Japan and South Korea sit in their own category. Both markets are notoriously difficult to enter without deep local expertise, and both have strong domestic agency ecosystems that are genuinely better at navigating those markets than regional generalists. If you're entering either, the case for hiring a local specialist is strong, and the bar for what "local expertise" means is higher.
Run a pitch that surfaces real capability
The standard pitch process (send a brief, receive credentials, evaluate decks) is poorly designed for market entry situations. Agencies present their best work and their most polished narratives. You're trying to assess something harder to fake: do they actually understand this market, and can they solve your specific problem?
A few adjustments that help:
- Give them a diagnostic question, not just a brief. Ask them to explain the one or two factors about this market that most global brands get wrong when entering. The quality of the answer reveals more than the credentials deck.
- Ask about a campaign that didn't work. How they describe failure tells you whether you're talking to people who learn from experience or people who manage perception.
- Meet the actual team. The senior partner who runs the credentials call is rarely the person managing your account day to day. Ask to meet the team that would actually work on your business.
- Test their honesty about scope. A good agency will tell you what they can't do. If every capability question gets a yes, treat that as a red flag.
Shortlisting agencies is its own challenge when you are new to a market. A curated directory like APAC Agencies, organised by market and category, is usually a faster starting point than Google or a few LinkedIn messages, especially when you need to build a credible shortlist quickly.
Structure the engagement to manage uncertainty
Market entry is uncertain by definition. You don't know yet whether your positioning will land, which channels will perform, or how competitive the market will be. Committing to a twelve-month retainer before you have any of those answers is a significant risk.
Where possible, structure the initial engagement as a defined project with a clear deliverable: a market readiness assessment, a campaign pilot, a channel strategy. This gives you a real basis for evaluating the agency before you commit to an ongoing relationship. It also signals to the agency that you're serious without being reckless, which tends to attract better partners.
Set specific milestones for what success looks like at ninety days and six months. Not just campaign metrics, but also the qualitative signals: how well they've helped you understand the market, whether they've flagged problems proactively, and whether the working relationship is functioning well. These are harder to measure but often more predictive of whether the agency is right for the long term.
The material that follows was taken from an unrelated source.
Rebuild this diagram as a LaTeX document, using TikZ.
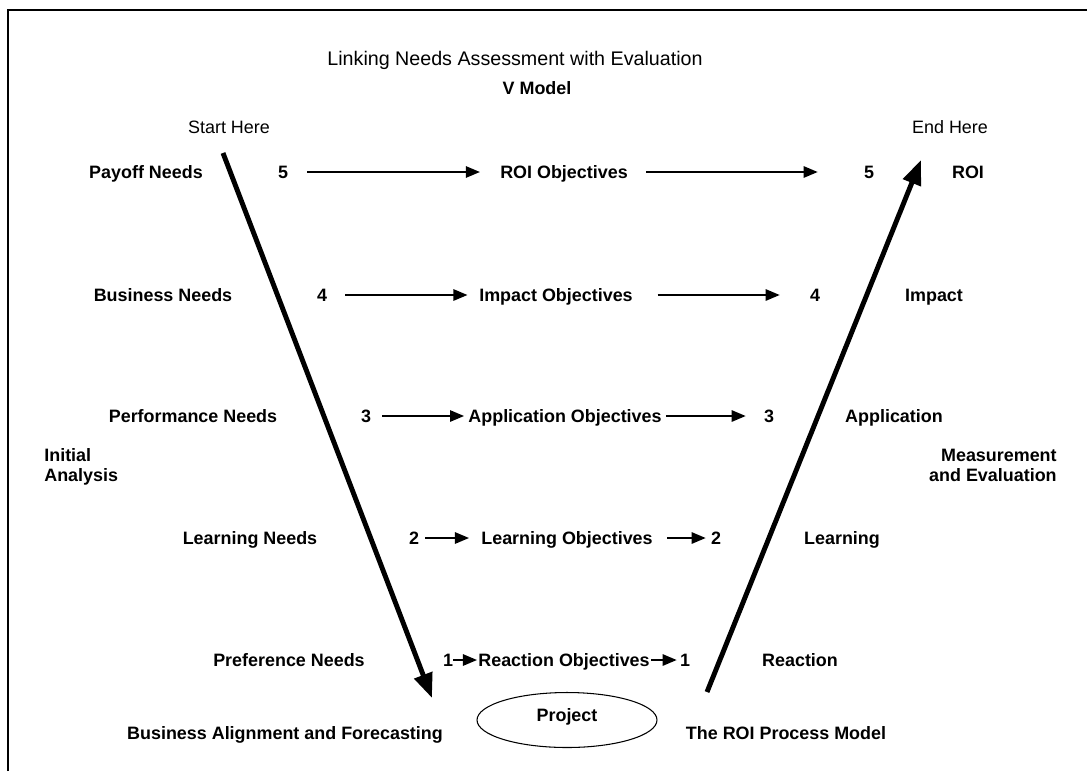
\documentclass[tikz,border=0pt]{standalone}
\usepackage{fontspec}
\setmainfont{Liberation Sans}
\usepackage{tikz}
\usetikzlibrary{shapes.geometric, arrows.meta}
\tikzstyle{boldtext} = [inner sep=0pt, text height=7.4pt, text depth=0pt, font=\fontsize{10.2}{11.4}\selectfont\bfseries]
\tikzstyle{normaltext} = [inner sep=0pt, text height=7.4pt, text depth=0pt, font=\fontsize{10.2}{11.4}\selectfont]
\tikzstyle{titletext} = [inner sep=0pt, text height=8pt, text depth=0pt, font=\fontsize{11.2}{13}\selectfont]
\tikzstyle{project} = [ellipse, draw=black, line width=0.6pt, minimum width=3.6cm, minimum height=1.1cm, inner sep=0pt, text height=7.4pt, text depth=6pt, font=\fontsize{10.2}{11.4}\selectfont\bfseries]
\tikzstyle{arrow} = [line width=0.9pt, -{Triangle[length=8pt, width=6.5pt]}]
\tikzstyle{varrow} = [line width=2.8pt, -{Triangle[length=14pt, width=10.5pt]}]

\begin{document}
\begin{tikzpicture}[x=0.02cm, y=-0.02cm]
			\useasboundingbox (0,0) rectangle (1087,771);
			\draw [line width=1pt] (8,771) -- (8,10) -- (1087,10);
			
			% headings
			\node (title) [titletext] at (515,58) {Linking Needs Assessment with Evaluation};
			\node (vmodel) [boldtext] at (537,88) {V Model};
			\node (start) [normaltext] at (229,127) {Start Here};
			\node (end) [normaltext] at (950,127) {End Here};
			
			% level 5
			\node (need5) [boldtext] at (146,172) {Payoff Needs};
			\node (num5a) [boldtext] at (283,172) {5};
			\node (obj5) [boldtext] at (564,172) {ROI Objectives};
			\node (num5b) [boldtext] at (869,172) {5};
			\node (eval5) [boldtext] at (968,172) {ROI};
			
			% level 4
			\node (need4) [boldtext] at (163,295) {Business Needs};
			\node (num4a) [boldtext] at (322,295) {4};
			\node (obj4) [boldtext] at (556,295) {Impact Objectives};
			\node (num4b) [boldtext] at (815,295) {4};
			\node (eval4) [boldtext] at (934,295) {Impact};
			
			% level 3
			\node (need3) [boldtext] at (193,416) {Performance Needs};
			\node (num3a) [boldtext] at (366,416) {3};
			\node (obj3) [boldtext] at (565,416) {Application Objectives};
			\node (num3b) [boldtext] at (769,416) {3};
			\node (eval3) [boldtext] at (894,416) {Application};
			
			% level 2
			\node (need2) [boldtext] at (250,538) {Learning Needs};
			\node (num2a) [boldtext] at (414,538) {2};
			\node (obj2) [boldtext] at (567,538) {Learning Objectives};
			\node (num2b) [boldtext] at (716,538) {2};
			\node (eval2) [boldtext] at (842,538) {Learning};
			
			% level 1
			\node (need1) [boldtext] at (289,660) {Preference Needs};
			\node (num1a) [boldtext] at (448,660) {1};
			\node (obj1) [boldtext] at (564,660) {Reaction Objectives};
			\node (num1b) [boldtext] at (685,660) {1};
			\node (eval1) [boldtext] at (800,660) {Reaction};
			
			% side and bottom captions
			\node (initial) [boldtext, text height=, anchor=west, align=left] at (44,465) {Initial\\Analysis};
			\node (measure) [boldtext, text height=, anchor=east, align=right] at (1057,465) {Measurement\\and Evaluation};
			\node (align) [boldtext] at (285,733) {Business Alignment and Forecasting};
			\node (process) [boldtext] at (786,733) {The ROI Process Model};
			\node (proj) [project] at (567,720) {Project};
			
			% the V
			\coordinate (vtopL) at (223,153);
			\coordinate (vbotL) at (432,698);
			\coordinate (vbotR) at (707,692);
			\coordinate (vtopR) at (921,160);
			\draw [varrow] (vtopL) -- (vbotL);
			\draw [varrow] (vbotR) -- (vtopR);
			
			\draw [arrow, shorten <=0.38cm, shorten >=0.4cm] (num5a) -- (obj5);
			\draw [arrow, shorten <=0.36cm, shorten >=0.92cm] (obj5) -- (num5b);
			\draw [arrow, shorten <=0.36cm, shorten >=0.23cm] (num4a) -- (obj4);
			\draw [arrow, shorten <=0.49cm, shorten >=0.6cm] (obj4) -- (num4b);
			\draw [arrow, shorten <=0.22cm, shorten >=0.08cm] (num3a) -- (obj3);
			\draw [arrow, shorten <=0.08cm, shorten >=0.36cm] (obj3) -- (num3b);
			\draw [arrow, shorten <=0.12cm, shorten >=0.24cm] (num2a) -- (obj2);
			\draw [arrow, shorten <=0.28cm, shorten >=0.1cm] (obj2) -- (num2b);
			\draw [arrow, shorten >=0.02cm] (num1a) -- (obj1);
			\draw [arrow, shorten <=0.02cm, shorten >=0.06cm] (obj1) -- (num1b);
			\end{tikzpicture}
\end{document}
Start your agency search early
Agency capacity in major APAC markets tightens significantly in Q4, particularly in markets where Chinese New Year preparations overlap with year-end campaigns. If you're planning a Q1 launch in markets like Singapore, Malaysia, or Greater China, begin your agency search in September, not November. The agencies worth hiring are busy, and the ones still available in December are often available for a reason.
The goal in any market entry is to find a partner who knows what you don't yet know. That requires a search process honest enough to surface real capability and a contracting structure that gives you time to confirm it before you're fully committed.